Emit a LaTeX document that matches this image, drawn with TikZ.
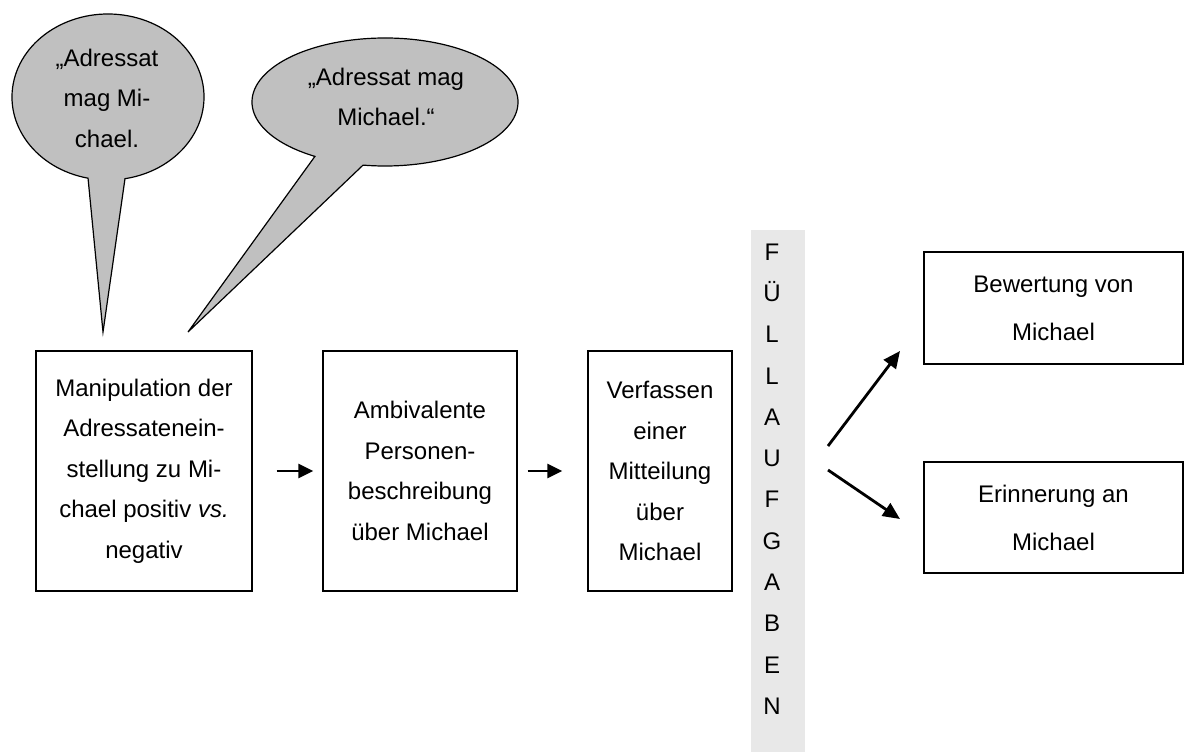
\documentclass[tikz,border=0pt]{standalone}
\usepackage{fontspec}
\setmainfont{Liberation Sans}
\usetikzlibrary{arrows.meta}
\definecolor{bubblegray}{HTML}{C0C0C0}
\definecolor{bargray}{HTML}{E8E8E8}
\begin{document}
\begin{tikzpicture}[x=1pt,y=-1pt,
  every node/.style={font=\fontsize{24}{40.5}\selectfont, inner sep=0pt},
  stepbox/.style={draw, line width=1.2pt, align=center},
  bubble/.style={draw, line width=1.2pt, fill=bubblegray, line join=miter},
  arr/.style={line width=2.8pt, -{Triangle[length=15pt,width=14pt]}},
  darr/.style={line width=2.8pt, -{Triangle[length=17pt,width=15pt]}}]
\useasboundingbox[fill=white] (0,0) rectangle (1184,752);
% speech bubbles
\coordinate (c1) at (108,97);
\coordinate (t1) at (103,332);
\draw[bubble] (c1) ++(102:96 and 83) arc[start angle=102, end angle=439.8, x radius=96, y radius=83] -- (t1) -- cycle;
\node[align=center] (s1) at (107,98) {„Adressat\\mag Mi-\\chael.};
\coordinate (c2) at (385,102);
\coordinate (t2) at (188,332);
\draw[bubble] (c2) ++(121.8:133 and 64) arc[start angle=121.8, end angle=459.5, x radius=133, y radius=64] -- (t2) -- cycle;
\node[align=center] (s2) at (386,97) {„Adressat mag\\Michael.“};
% boxes
\node[stepbox, minimum width=216pt, minimum height=240pt] (b1) at (144,471)
  {Manipulation der\\Adressatenein-\\stellung zu Mi-\\chael positiv \textit{vs.}\\negativ};
\node[stepbox, minimum width=194pt, minimum height=240pt] (b2) at (420,471)
  {Ambivalente\\Personen-\\beschreibung\\über Michael};
\node[stepbox, minimum width=144pt, minimum height=240pt] (b3) at (660,471)
  {Verfassen\\einer\\Mitteilung\\über\\Michael};
% filler bar
\node[fill=bargray, minimum width=54pt, minimum height=522pt] (bar) at (778,491) {};
\node[align=center, font=\fontsize{24}{41.3}\selectfont] (barlbl) at (772,479)
  {F\\Ü\\L\\L\\A\\U\\F\\G\\A\\B\\E\\N};
% outcome boxes
\node[stepbox, minimum width=259pt, minimum height=112pt, font=\fontsize{24}{48}\selectfont] (bew) at (1053.5,308)
  {Bewertung von\\Michael};
\node[stepbox, minimum width=259pt, minimum height=111pt, font=\fontsize{24}{48}\selectfont] (eri) at (1053.5,517.5)
  {Erinnerung an\\Michael};
% arrows
\draw[arr, shorten <=24pt, shorten >=9pt] (b1.east) -- (b2.west);
\draw[arr, shorten <=10pt, shorten >=25pt] (b2.east) -- (b3.west);
\coordinate (u0) at (828,446);
\coordinate (u1) at (900,351);
\coordinate (d0) at (828,470);
\coordinate (d1) at (900,519);
\draw[darr] (u0) -- (u1);
\draw[darr] (d0) -- (d1);
\end{tikzpicture}
\end{document}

DIRECTIONS
Give the data again exactly as written, with all pictures left out.

THE OUTPUT
Emit a LaTeX document that matches this image, drawn with TikZ.
\documentclass[tikz,border=0pt]{standalone}
\usepackage{fontspec}
\setmainfont{Liberation Sans}
\usetikzlibrary{arrows.meta}
\definecolor{bubblegray}{HTML}{C0C0C0}
\definecolor{bargray}{HTML}{E8E8E8}
\begin{document}
\begin{tikzpicture}[x=1pt,y=-1pt,
  every node/.style={font=\fontsize{24}{40.5}\selectfont, inner sep=0pt},
  stepbox/.style={draw, line width=1.2pt, align=center},
  bubble/.style={draw, line width=1.2pt, fill=bubblegray, line join=miter},
  arr/.style={line width=2.8pt, -{Triangle[length=15pt,width=14pt]}},
  darr/.style={line width=2.8pt, -{Triangle[length=17pt,width=15pt]}}]
\useasboundingbox[fill=white] (0,0) rectangle (1184,752);
% speech bubbles
\coordinate (c1) at (108,97);
\coordinate (t1) at (103,332);
\draw[bubble] (c1) ++(102:96 and 83) arc[start angle=102, end angle=439.8, x radius=96, y radius=83] -- (t1) -- cycle;
\node[align=center] (s1) at (107,98) {„Adressat\\mag Mi-\\chael.};
\coordinate (c2) at (385,102);
\coordinate (t2) at (188,332);
\draw[bubble] (c2) ++(121.8:133 and 64) arc[start angle=121.8, end angle=459.5, x radius=133, y radius=64] -- (t2) -- cycle;
\node[align=center] (s2) at (386,97) {„Adressat mag\\Michael.“};
% boxes
\node[stepbox, minimum width=216pt, minimum height=240pt] (b1) at (144,471)
  {Manipulation der\\Adressatenein-\\stellung zu Mi-\\chael positiv \textit{vs.}\\negativ};
\node[stepbox, minimum width=194pt, minimum height=240pt] (b2) at (420,471)
  {Ambivalente\\Personen-\\beschreibung\\über Michael};
\node[stepbox, minimum width=144pt, minimum height=240pt] (b3) at (660,471)
  {Verfassen\\einer\\Mitteilung\\über\\Michael};
% filler bar
\node[fill=bargray, minimum width=54pt, minimum height=522pt] (bar) at (778,491) {};
\node[align=center, font=\fontsize{24}{41.3}\selectfont] (barlbl) at (772,479)
  {F\\Ü\\L\\L\\A\\U\\F\\G\\A\\B\\E\\N};
% outcome boxes
\node[stepbox, minimum width=259pt, minimum height=112pt, font=\fontsize{24}{48}\selectfont] (bew) at (1053.5,308)
  {Bewertung von\\Michael};
\node[stepbox, minimum width=259pt, minimum height=111pt, font=\fontsize{24}{48}\selectfont] (eri) at (1053.5,517.5)
  {Erinnerung an\\Michael};
% arrows
\draw[arr, shorten <=24pt, shorten >=9pt] (b1.east) -- (b2.west);
\draw[arr, shorten <=10pt, shorten >=25pt] (b2.east) -- (b3.west);
\coordinate (u0) at (828,446);
\coordinate (u1) at (900,351);
\coordinate (d0) at (828,470);
\coordinate (d1) at (900,519);
\draw[darr] (u0) -- (u1);
\draw[darr] (d0) -- (d1);
\end{tikzpicture}
\end{document}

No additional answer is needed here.